- Birth name: Lois LaVerne Williamson
- Also known as: Dixie Lee, Mountain Fern
- Born: July 9, 1923 Pike County, Kentucky, U.S.
- Died: December 5, 1987 (aged 64) Huntington, West Virginia, U.S.
- Genres: Country
- Occupation: Vocalist
- Years active: 1940–1951

= Molly O'Day (singer) =

American country music singer-songwriter (1923–1987)

Molly O'Day (July 9, 1923 – December 5, 1987) was an American country music vocalist. O'Day was inducted into the West Virginia Music Hall of Fame in 2007.

==Early life==
Lois LaVerne Williamson was born on a farm in Pike County, Kentucky, United States, to Joseph and Hester Williamson. Her father supported the family as a coalminer. Neither of her parents played music but Lois got together with her two brothers, Cecil and Joe, to practice singing and playing. Lois and her two brothers, who called themselves Skeets and Duke, began performing at local dances.

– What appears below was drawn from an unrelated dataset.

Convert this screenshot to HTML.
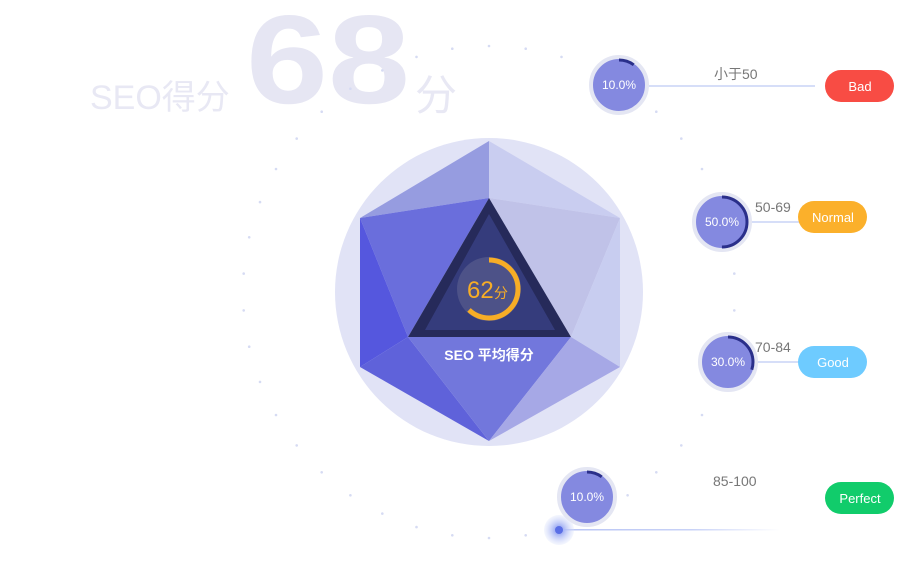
<!DOCTYPE html>
<html><head><meta charset="utf-8"><style>
body{margin:0;width:900px;height:556px;overflow:hidden;background:#fff;font-family:"Liberation Sans","Noto Sans CJK SC",sans-serif}
</style></head><body>
<svg width="900" height="556" viewBox="0 0 900 556" xmlns="http://www.w3.org/2000/svg" font-family="Liberation Sans, Noto Sans CJK SC, sans-serif">
<defs>
<linearGradient id="ln" gradientUnits="userSpaceOnUse" x1="560" y1="0" x2="780" y2="0"><stop offset="0" stop-color="#b8c4f5"/><stop offset="0.6" stop-color="#c8d2f7"/><stop offset="1" stop-color="#c8d2f7" stop-opacity="0"/></linearGradient>
<radialGradient id="glow"><stop offset="0.3" stop-color="#a9b6f5"/><stop offset="1" stop-color="#dbe2fb" stop-opacity="0.3"/></radialGradient>
</defs>
<text x="90" y="109" font-size="34" fill="#e8e8f4">SEO得分</text>
<text x="246" y="103" font-size="126" font-weight="bold" fill="#e6e6f3" textLength="164" lengthAdjust="spacingAndGlyphs">68</text>
<text x="415" y="110" font-size="42" fill="#e8e8f4">分</text>
<g fill="#d6dbf3" id="dots"></g>
<circle cx="489" cy="292" r="154" fill="#e1e3f6"/>
<polygon points="489,141 360,218 489,198" fill="#969ce0"/>
<polygon points="489,141 620,218 489,198" fill="#c9cdf0"/>
<polygon points="360,218 489,198 408,337" fill="#6a6edc"/>
<polygon points="360,218 408,337 360,367" fill="#5557de"/>
<polygon points="620,218 489,198 571,337" fill="#c0c2e8"/>
<polygon points="620,218 571,337 620,367" fill="#c8cdf0"/>
<polygon points="360,367 408,337 489,441" fill="#5f62da"/>
<polygon points="408,337 571,337 489,441" fill="#7277dc"/>
<polygon points="571,337 620,367 489,441" fill="#a6a8e6"/>
<polygon points="489,198 408,337 571,337" fill="#262a5a"/>
<polygon points="489,214 425,330 555,330" fill="#353c7c"/>
<circle cx="489" cy="289" r="32" fill="#4d5288"/>
<circle cx="489" cy="289" r="29" fill="none" stroke="#f7ad26" stroke-width="5" stroke-dasharray="113 200" transform="rotate(-90 489 289)"/>
<text x="467" y="298" font-size="24" fill="#f7ad26">62</text>
<text x="494" y="298" font-size="14" fill="#f7ad26">分</text>
<text x="489" y="360" font-size="14" font-weight="bold" fill="#fff" text-anchor="middle">SEO 平均得分</text>
<line x1="640" y1="86" x2="815" y2="86" stroke="#c9d3f5" stroke-width="1.5"/>
<line x1="745" y1="222" x2="800" y2="222" stroke="#c9d3f5" stroke-width="1.5"/>
<line x1="750" y1="362" x2="800" y2="362" stroke="#c9d3f5" stroke-width="1.5"/>
<rect x="560" y="529" width="220" height="1.5" fill="url(#ln)"/>
<circle cx="559" cy="530" r="15" fill="url(#glow)"/>
<circle cx="559" cy="530" r="4" fill="#5a6ee6"/>
<g font-size="12" fill="#fff" text-anchor="middle">
<g transform="translate(619,85)"><circle r="28" fill="#8489e0" stroke="#e4e6f3" stroke-width="4"/><circle r="25" fill="none" stroke="#2a2f8a" stroke-width="3" stroke-dasharray="15.7 200" transform="rotate(-90)"/><text y="4">10.0%</text></g>
<g transform="translate(722,222)"><circle r="28" fill="#8489e0" stroke="#e4e6f3" stroke-width="4"/><circle r="25" fill="none" stroke="#2a2f8a" stroke-width="3" stroke-dasharray="78.5 200" transform="rotate(-90)"/><text y="4">50.0%</text></g>
<g transform="translate(728,362)"><circle r="28" fill="#8489e0" stroke="#e4e6f3" stroke-width="4"/><circle r="25" fill="none" stroke="#2a2f8a" stroke-width="3" stroke-dasharray="47 200" transform="rotate(-90)"/><text y="4">30.0%</text></g>
<g transform="translate(587,497)"><circle r="28" fill="#8489e0" stroke="#e4e6f3" stroke-width="4"/><circle r="25" fill="none" stroke="#2a2f8a" stroke-width="3" stroke-dasharray="15.7 200" transform="rotate(-90)"/><text y="4">10.0%</text></g>
</g>
<g font-size="14" fill="#777">
<text x="714" y="79">小于50</text>
<text x="755" y="212">50-69</text>
<text x="755" y="352">70-84</text>
<text x="713" y="486">85-100</text>
</g>
<g font-size="13" fill="#fff" text-anchor="middle">
<rect x="825" y="70" width="69" height="32" rx="16" fill="#f84c44"/><text x="860" y="91">Bad</text>
<rect x="798" y="201" width="69" height="32" rx="16" fill="#fbb02b"/><text x="833" y="222">Normal</text>
<rect x="798" y="346" width="69" height="32" rx="16" fill="#6ecbff"/><text x="833" y="367">Good</text>
<rect x="825" y="482" width="69" height="32" rx="16" fill="#11cc6b"/><text x="860" y="503">Perfect</text>
</g>
</svg>
<script>
var g=document.getElementById('dots'),s='';
for(var i=0;i<42;i++){var a=i/42*2*Math.PI;var x=489+246*Math.sin(a),y=292-246*Math.cos(a);s+='<circle cx="'+x.toFixed(1)+'" cy="'+y.toFixed(1)+'" r="1.3"/>';}
g.innerHTML=s;
</script>
</body></html>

In 1939, Skeets was hired to perform in a radio band: Ervin Staggs and His Radio Ramblers at WCHS, Charleston, West Virginia. One of the more famous members of the group was Johnnie Bailes. That same year Molly also joined the Radio Ramblers as a vocalist under the pseudonym Mountain Fern. She worked with a banjoist called Murphy McClees and changed her name to Dixie Lee Williamson. Within a couple of months, she and her two brothers quit and moved to Williamson, West Virginia, to perform at a local radio station. In 1940, Lois and her two brothers moved to Beckley, West Virginia, to join the Happy Valley Boys, led by Johnnie Bailes. The band did not make much money and it disintegrated in the fall of 1940.

==Professional career==
In 1940, Lois applied for the position as a vocalist in the band Lynn Davis and His Forty-Niners, who had performed on WHIS in Bluefield, West Virginia for the past four years. A few months later, on April 5, 1941, Lynn Davis and Lois Williamson were married. The Forty-Niners appeared on several locations in the southeast and during one gig in Birmingham, Alabama, Hank Williams performed with the group. In 1941, Lois changed her name to Molly O'Day, as there was already a singer named Dixie Lee. In 1945, Davis decided to change the band's name to the Cumberland Mountain Folks.

The new band became a hot act. In 1946, the head of Acuff-Rose, Fred Rose heard Molly sing "Tramp on the Street", a Grady Cole song she learned from Williams. Rose arranged a recording contract with Columbia Records. Molly O'Day and The Cumberland Mountain Folks made their first recordings on December 16, 1946. On these first recordings, Mac Wiseman appeared on bass. During her first years as a recording artist, Molly O'Day's popularity increased, but she started to have doubts about her life's choice. By 1951, she had made her last recording session for Columbia Records.

==Later years==
Although O'Day recorded albums for Bob Mooney's Rem label (later reissued on Starday) and GRS Records in the 1960s, she preferred to sing in churches and do evangelistic work. Both the Smithsonian Institution and Ralph Stanley tried without success to get her back onstage. In February 1974, Molly and Lynn started a program on a Christian radio station in Huntington, West Virginia, featuring gospel recordings.

==Death==
In the 1980s, her health began to deteriorate after she was diagnosed with cancer. She died on December 5, 1987, aged 64, at the Cabell Huntington Hospital in Huntington, West Virginia. She was survived by her husband Lynn Davis.

==Sources==
- Ivan M.Tribe, Liner Notes, Booklet, Bear Family Records.